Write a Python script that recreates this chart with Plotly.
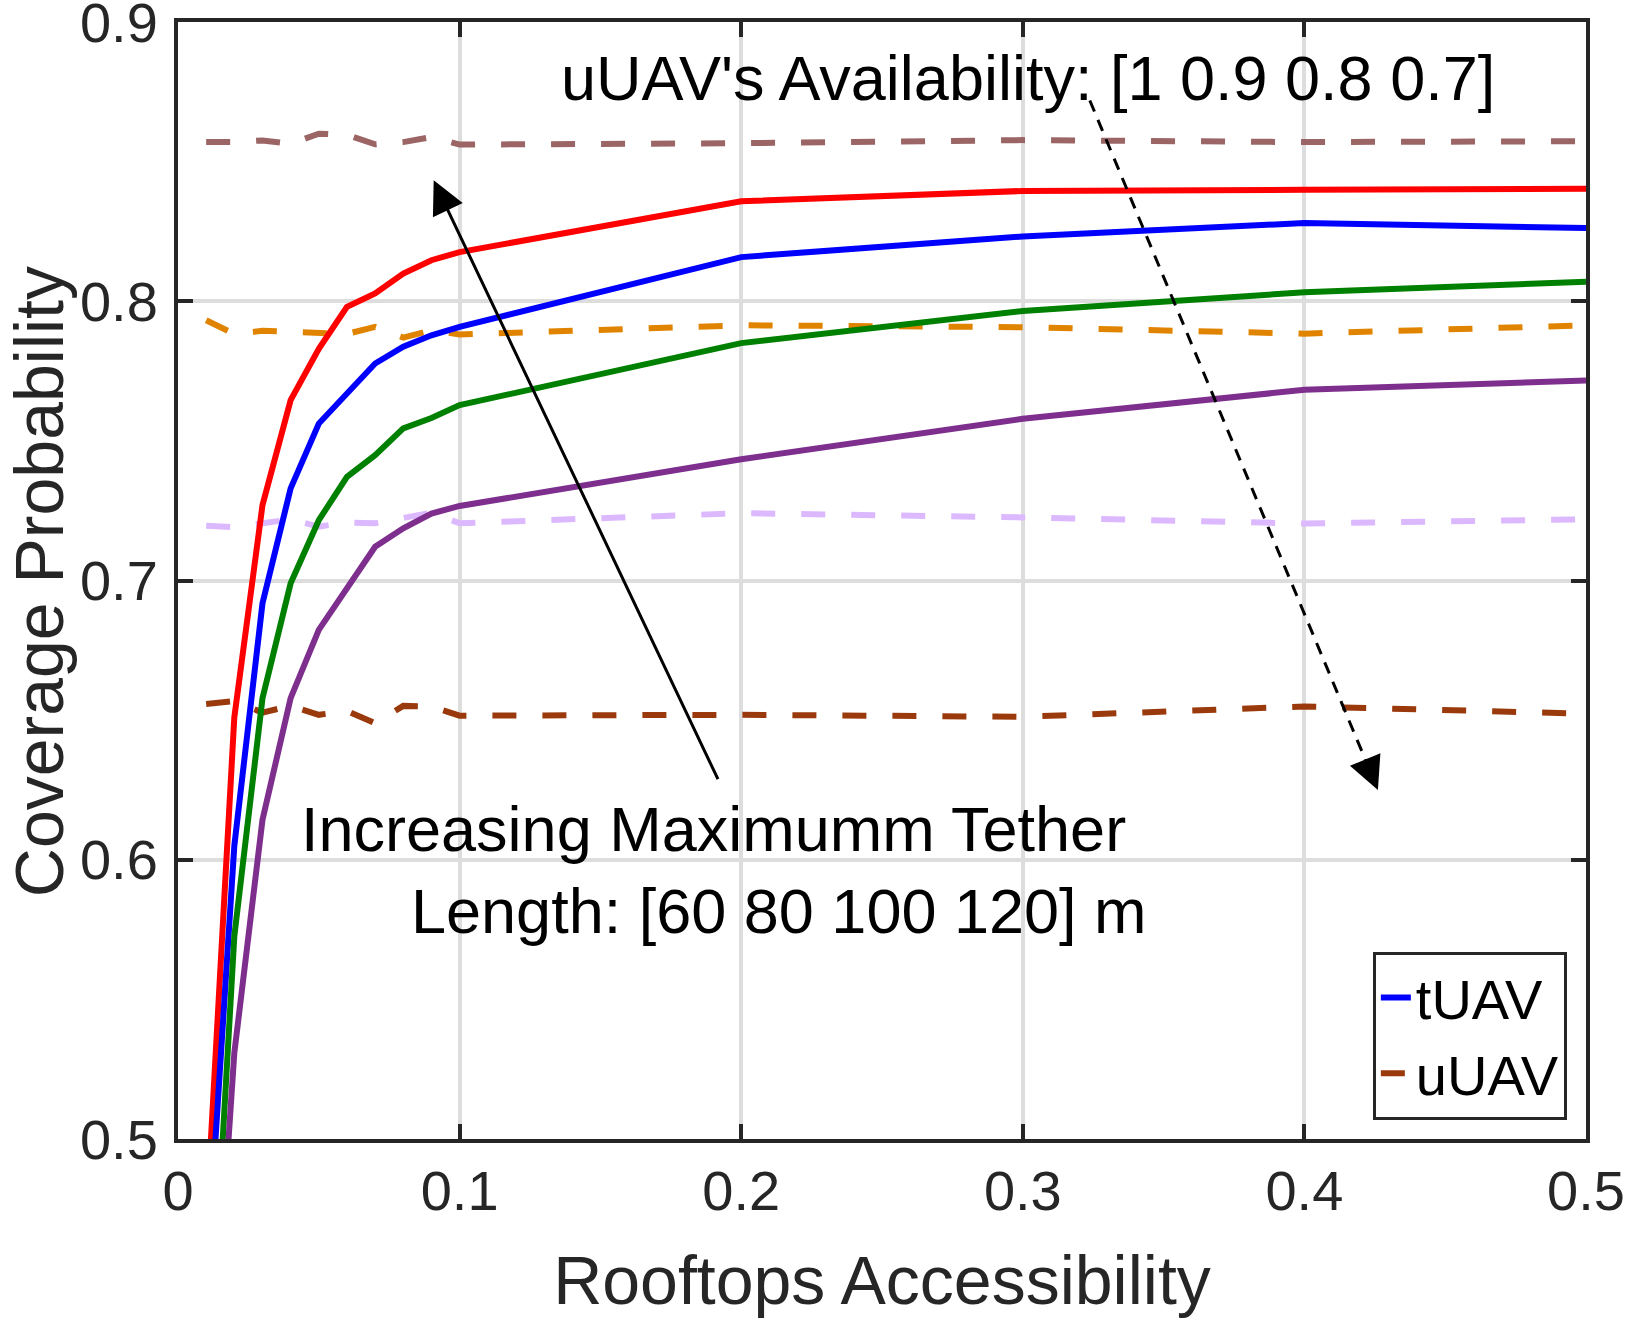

--

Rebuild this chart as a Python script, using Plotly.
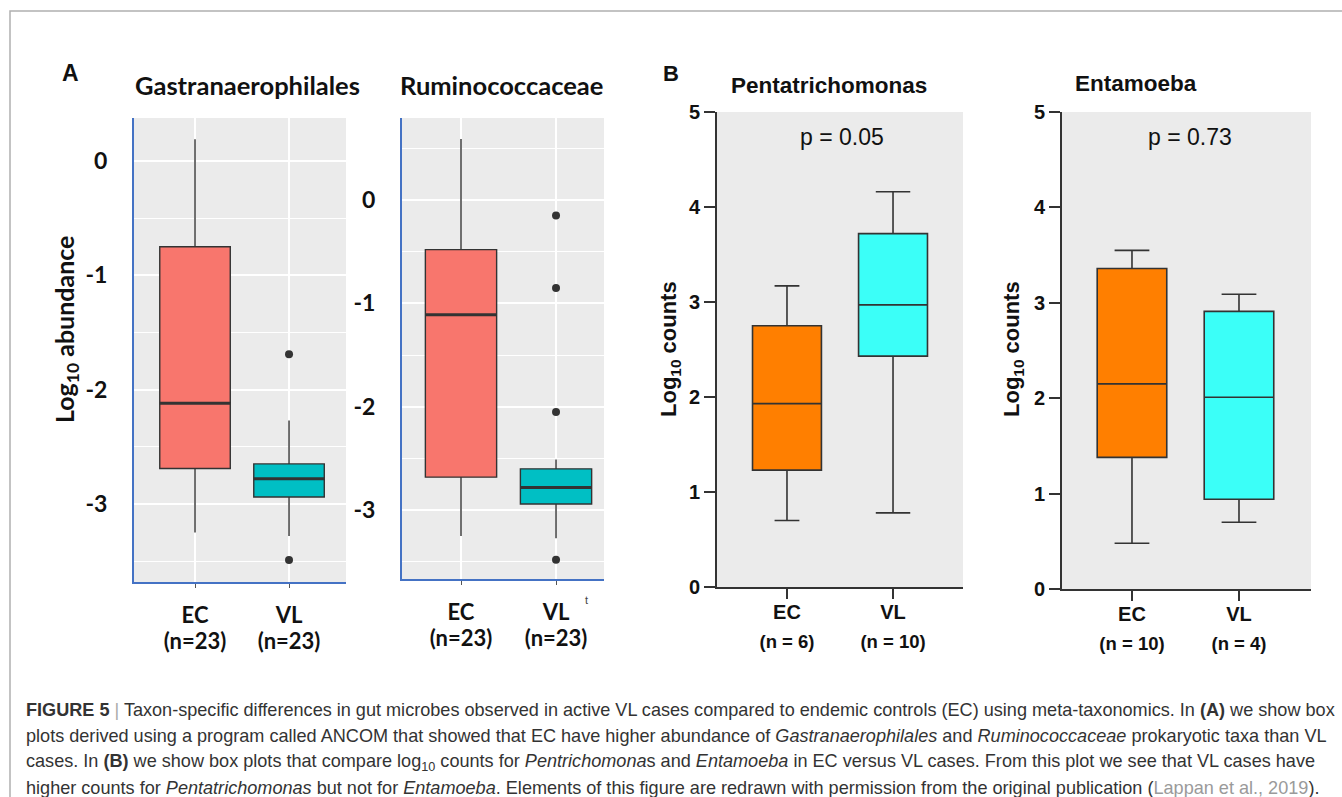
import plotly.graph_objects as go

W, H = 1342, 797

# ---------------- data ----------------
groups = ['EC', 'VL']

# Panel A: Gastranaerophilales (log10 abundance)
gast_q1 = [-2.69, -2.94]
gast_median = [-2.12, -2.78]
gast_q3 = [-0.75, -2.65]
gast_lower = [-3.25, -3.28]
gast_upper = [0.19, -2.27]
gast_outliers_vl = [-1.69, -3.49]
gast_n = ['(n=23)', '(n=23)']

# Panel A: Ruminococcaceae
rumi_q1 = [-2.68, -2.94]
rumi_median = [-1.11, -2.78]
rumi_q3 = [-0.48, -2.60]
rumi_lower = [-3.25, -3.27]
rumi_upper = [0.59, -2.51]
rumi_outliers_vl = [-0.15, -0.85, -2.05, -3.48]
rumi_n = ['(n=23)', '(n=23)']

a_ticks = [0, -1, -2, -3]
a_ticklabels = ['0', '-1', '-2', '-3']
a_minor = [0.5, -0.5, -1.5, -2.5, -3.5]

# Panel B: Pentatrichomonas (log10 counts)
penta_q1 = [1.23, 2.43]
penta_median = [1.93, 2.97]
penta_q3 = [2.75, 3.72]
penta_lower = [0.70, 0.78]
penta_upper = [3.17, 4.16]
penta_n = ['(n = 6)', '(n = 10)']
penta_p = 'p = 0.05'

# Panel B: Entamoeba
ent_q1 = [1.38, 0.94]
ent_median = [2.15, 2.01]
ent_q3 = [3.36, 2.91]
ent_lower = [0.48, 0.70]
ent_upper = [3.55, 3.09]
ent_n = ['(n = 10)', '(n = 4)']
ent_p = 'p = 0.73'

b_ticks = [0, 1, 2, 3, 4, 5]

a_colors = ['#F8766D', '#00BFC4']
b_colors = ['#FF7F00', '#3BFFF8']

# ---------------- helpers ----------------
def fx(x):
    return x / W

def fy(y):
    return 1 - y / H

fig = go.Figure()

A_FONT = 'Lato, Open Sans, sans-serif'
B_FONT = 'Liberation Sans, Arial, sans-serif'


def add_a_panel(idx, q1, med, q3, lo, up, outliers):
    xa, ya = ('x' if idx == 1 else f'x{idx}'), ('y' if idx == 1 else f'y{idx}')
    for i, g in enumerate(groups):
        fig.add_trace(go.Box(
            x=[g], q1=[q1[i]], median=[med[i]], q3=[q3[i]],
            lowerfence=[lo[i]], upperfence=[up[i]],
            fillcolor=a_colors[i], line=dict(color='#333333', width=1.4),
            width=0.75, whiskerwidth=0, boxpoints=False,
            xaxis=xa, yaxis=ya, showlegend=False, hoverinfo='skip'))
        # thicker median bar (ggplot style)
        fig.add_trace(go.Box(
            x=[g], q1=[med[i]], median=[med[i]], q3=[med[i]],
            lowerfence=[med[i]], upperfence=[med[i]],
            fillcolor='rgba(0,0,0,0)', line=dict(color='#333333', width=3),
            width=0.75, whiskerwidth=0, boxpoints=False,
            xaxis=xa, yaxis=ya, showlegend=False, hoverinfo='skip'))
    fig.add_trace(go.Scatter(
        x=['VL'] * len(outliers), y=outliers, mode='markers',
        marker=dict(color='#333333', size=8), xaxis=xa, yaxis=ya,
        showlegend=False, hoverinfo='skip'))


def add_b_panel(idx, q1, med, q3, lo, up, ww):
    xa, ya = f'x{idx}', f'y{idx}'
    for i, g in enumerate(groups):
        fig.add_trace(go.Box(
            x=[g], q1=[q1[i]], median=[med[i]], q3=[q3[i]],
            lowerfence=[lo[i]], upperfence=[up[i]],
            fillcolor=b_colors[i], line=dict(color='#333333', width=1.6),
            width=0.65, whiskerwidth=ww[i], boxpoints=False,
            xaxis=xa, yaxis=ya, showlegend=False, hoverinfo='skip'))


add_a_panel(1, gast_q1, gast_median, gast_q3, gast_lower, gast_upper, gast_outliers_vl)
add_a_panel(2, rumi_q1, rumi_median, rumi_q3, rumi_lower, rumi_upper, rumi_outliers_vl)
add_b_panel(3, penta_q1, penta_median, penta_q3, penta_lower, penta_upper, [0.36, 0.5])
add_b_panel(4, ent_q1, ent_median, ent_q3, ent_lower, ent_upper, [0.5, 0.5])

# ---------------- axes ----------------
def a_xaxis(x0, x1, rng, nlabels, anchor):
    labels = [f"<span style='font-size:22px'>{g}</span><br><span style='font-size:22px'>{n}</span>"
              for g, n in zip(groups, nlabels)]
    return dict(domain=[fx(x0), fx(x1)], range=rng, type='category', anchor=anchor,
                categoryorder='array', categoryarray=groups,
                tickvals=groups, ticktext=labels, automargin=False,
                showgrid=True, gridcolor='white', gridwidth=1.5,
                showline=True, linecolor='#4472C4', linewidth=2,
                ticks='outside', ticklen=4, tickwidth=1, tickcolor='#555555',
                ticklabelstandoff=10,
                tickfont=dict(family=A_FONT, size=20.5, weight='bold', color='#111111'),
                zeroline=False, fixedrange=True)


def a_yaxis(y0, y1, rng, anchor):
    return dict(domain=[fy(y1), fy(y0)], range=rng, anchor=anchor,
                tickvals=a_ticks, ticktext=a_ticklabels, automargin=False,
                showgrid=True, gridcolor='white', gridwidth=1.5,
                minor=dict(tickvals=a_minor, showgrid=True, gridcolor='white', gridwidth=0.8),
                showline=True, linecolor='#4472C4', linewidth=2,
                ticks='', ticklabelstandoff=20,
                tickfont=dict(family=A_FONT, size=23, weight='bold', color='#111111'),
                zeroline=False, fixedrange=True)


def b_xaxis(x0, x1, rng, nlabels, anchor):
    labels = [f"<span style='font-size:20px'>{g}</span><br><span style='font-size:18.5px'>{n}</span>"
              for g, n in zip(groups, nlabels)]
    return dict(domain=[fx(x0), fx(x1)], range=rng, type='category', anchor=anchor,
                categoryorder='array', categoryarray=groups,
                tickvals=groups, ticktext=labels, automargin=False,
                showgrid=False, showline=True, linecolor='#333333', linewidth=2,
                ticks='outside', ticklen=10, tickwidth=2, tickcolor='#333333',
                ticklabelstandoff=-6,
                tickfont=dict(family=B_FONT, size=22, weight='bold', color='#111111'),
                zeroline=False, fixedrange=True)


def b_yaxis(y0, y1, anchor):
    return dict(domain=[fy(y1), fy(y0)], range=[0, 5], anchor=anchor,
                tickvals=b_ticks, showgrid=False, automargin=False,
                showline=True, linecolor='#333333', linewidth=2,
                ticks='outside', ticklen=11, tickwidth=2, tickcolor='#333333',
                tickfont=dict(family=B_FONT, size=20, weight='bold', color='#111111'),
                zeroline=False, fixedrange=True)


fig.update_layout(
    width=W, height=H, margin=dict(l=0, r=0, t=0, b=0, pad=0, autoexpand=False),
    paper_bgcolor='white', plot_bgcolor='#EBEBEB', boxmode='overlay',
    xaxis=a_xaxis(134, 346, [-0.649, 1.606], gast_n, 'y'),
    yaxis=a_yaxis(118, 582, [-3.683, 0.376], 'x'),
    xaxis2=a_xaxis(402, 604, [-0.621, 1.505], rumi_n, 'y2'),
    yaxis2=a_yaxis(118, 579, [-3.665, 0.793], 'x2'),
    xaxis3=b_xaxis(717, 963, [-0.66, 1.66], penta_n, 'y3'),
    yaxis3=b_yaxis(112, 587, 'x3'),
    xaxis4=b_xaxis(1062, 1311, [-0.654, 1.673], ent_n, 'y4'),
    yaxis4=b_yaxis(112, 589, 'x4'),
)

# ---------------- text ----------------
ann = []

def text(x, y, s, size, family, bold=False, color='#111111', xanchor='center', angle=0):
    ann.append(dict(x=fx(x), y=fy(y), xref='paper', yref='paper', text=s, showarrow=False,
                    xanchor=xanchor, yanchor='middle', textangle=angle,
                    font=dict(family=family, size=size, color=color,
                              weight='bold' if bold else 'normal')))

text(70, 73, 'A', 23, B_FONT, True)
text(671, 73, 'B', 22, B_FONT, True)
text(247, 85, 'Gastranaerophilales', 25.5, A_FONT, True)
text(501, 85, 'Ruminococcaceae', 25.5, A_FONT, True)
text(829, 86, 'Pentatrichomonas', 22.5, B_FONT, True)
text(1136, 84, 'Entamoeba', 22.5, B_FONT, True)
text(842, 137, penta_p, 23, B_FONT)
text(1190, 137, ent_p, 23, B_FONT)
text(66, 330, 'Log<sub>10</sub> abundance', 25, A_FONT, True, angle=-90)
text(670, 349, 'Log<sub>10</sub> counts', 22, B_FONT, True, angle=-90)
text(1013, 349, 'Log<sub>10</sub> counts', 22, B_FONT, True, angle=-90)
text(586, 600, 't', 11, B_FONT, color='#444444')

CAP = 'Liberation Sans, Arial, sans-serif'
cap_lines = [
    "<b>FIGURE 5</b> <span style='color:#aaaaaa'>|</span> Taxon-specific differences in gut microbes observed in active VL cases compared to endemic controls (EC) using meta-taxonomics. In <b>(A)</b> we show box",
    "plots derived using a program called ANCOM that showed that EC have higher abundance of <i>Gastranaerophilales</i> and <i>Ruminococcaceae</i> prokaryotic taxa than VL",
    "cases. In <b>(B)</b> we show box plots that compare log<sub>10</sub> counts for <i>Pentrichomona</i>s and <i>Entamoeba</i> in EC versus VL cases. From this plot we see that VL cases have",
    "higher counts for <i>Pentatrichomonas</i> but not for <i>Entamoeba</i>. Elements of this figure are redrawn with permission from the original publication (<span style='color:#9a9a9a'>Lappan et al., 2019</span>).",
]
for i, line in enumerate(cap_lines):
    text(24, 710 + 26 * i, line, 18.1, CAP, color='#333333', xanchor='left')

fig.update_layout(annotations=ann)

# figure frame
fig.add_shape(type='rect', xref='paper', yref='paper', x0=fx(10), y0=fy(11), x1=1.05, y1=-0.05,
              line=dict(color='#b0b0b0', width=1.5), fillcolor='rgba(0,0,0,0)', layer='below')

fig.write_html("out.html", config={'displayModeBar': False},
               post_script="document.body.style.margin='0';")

...

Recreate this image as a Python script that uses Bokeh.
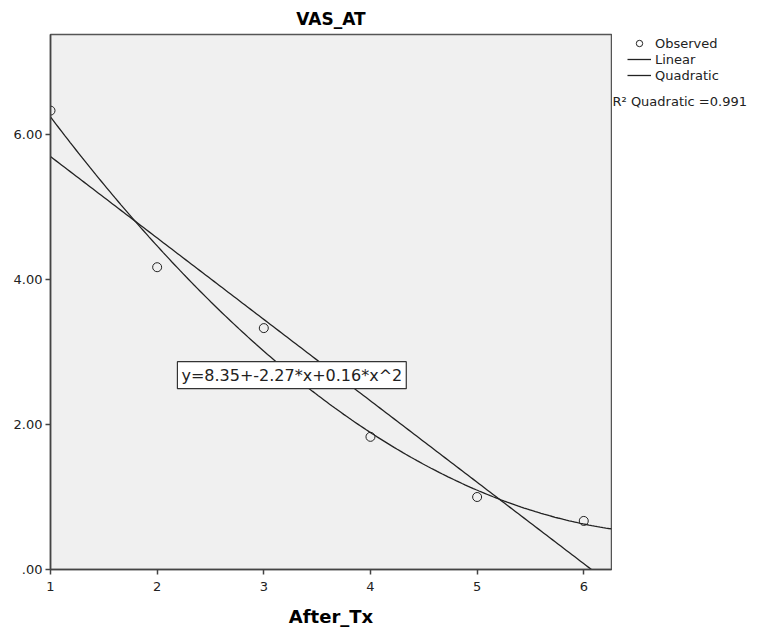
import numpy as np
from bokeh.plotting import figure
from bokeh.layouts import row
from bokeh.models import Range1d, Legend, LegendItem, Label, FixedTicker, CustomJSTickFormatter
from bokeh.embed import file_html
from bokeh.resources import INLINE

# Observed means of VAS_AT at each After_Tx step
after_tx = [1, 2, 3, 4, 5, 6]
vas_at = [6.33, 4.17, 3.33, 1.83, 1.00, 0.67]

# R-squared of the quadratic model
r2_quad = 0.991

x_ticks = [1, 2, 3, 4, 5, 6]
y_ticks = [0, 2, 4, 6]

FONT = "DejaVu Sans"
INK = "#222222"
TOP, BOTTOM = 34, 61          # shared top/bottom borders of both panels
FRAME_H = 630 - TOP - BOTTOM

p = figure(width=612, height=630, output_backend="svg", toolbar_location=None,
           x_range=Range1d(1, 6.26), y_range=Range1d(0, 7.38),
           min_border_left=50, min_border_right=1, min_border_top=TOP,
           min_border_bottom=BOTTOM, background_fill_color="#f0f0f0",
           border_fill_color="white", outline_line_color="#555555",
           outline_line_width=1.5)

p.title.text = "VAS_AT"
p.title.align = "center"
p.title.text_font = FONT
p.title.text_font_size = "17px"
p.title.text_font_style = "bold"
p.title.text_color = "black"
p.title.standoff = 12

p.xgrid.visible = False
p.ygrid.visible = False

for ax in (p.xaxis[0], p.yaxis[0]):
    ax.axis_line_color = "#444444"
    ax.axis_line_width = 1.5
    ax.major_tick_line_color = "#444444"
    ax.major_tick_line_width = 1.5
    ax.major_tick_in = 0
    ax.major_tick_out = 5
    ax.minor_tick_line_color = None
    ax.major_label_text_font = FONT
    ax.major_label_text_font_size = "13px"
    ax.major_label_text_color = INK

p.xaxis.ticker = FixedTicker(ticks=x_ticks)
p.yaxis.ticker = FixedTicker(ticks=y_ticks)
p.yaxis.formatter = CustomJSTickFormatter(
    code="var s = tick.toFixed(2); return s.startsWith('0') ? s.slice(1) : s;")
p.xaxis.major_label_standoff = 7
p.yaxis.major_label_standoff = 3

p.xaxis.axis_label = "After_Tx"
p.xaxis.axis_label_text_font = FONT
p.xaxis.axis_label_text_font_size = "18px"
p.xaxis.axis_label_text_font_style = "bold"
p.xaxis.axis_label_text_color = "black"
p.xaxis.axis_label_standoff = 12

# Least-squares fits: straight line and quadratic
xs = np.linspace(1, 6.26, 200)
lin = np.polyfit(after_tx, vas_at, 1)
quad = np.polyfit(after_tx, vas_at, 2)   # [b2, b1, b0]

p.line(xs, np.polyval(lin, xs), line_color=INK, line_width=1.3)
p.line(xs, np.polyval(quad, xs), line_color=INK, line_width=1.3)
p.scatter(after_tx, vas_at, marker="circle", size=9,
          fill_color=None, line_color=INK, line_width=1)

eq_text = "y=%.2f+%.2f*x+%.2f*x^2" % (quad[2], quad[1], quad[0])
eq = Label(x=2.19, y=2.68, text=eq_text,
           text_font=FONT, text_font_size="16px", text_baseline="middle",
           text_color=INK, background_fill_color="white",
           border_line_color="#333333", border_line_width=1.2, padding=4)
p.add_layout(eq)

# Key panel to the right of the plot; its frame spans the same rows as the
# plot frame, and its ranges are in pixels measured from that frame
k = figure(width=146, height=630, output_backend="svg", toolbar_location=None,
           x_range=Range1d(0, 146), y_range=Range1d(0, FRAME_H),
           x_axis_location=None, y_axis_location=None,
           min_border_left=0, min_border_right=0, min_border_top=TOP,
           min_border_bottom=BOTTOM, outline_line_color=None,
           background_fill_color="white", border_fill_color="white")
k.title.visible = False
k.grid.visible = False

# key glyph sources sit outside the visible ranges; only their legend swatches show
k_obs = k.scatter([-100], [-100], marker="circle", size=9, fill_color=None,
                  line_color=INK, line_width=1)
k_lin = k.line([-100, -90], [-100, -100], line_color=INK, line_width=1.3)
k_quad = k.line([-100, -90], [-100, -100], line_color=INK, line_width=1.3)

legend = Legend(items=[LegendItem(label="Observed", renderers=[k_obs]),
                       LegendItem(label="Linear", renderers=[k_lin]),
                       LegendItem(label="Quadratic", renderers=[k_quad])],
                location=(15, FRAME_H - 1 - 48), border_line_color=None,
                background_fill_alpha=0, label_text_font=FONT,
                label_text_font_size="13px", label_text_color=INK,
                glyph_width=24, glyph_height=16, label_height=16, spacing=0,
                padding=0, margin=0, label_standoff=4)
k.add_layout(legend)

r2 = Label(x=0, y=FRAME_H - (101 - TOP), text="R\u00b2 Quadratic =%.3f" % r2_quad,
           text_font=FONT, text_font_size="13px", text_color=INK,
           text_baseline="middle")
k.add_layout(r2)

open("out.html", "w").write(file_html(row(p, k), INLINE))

WHAT TO DO
Write out again exactly the lines above from the one with "Rebuild this chart" through the one with "gast_n = ['(n=23)', '(n=23)']", adding no other lines and no pictures.

ANSWER TO THIS PROBLEM
Rebuild this chart as a Python script, using Plotly.
import plotly.graph_objects as go

W, H = 1342, 797

# ---------------- data ----------------
groups = ['EC', 'VL']

# Panel A: Gastranaerophilales (log10 abundance)
gast_q1 = [-2.69, -2.94]
gast_median = [-2.12, -2.78]
gast_q3 = [-0.75, -2.65]
gast_lower = [-3.25, -3.28]
gast_upper = [0.19, -2.27]
gast_outliers_vl = [-1.69, -3.49]
gast_n = ['(n=23)', '(n=23)']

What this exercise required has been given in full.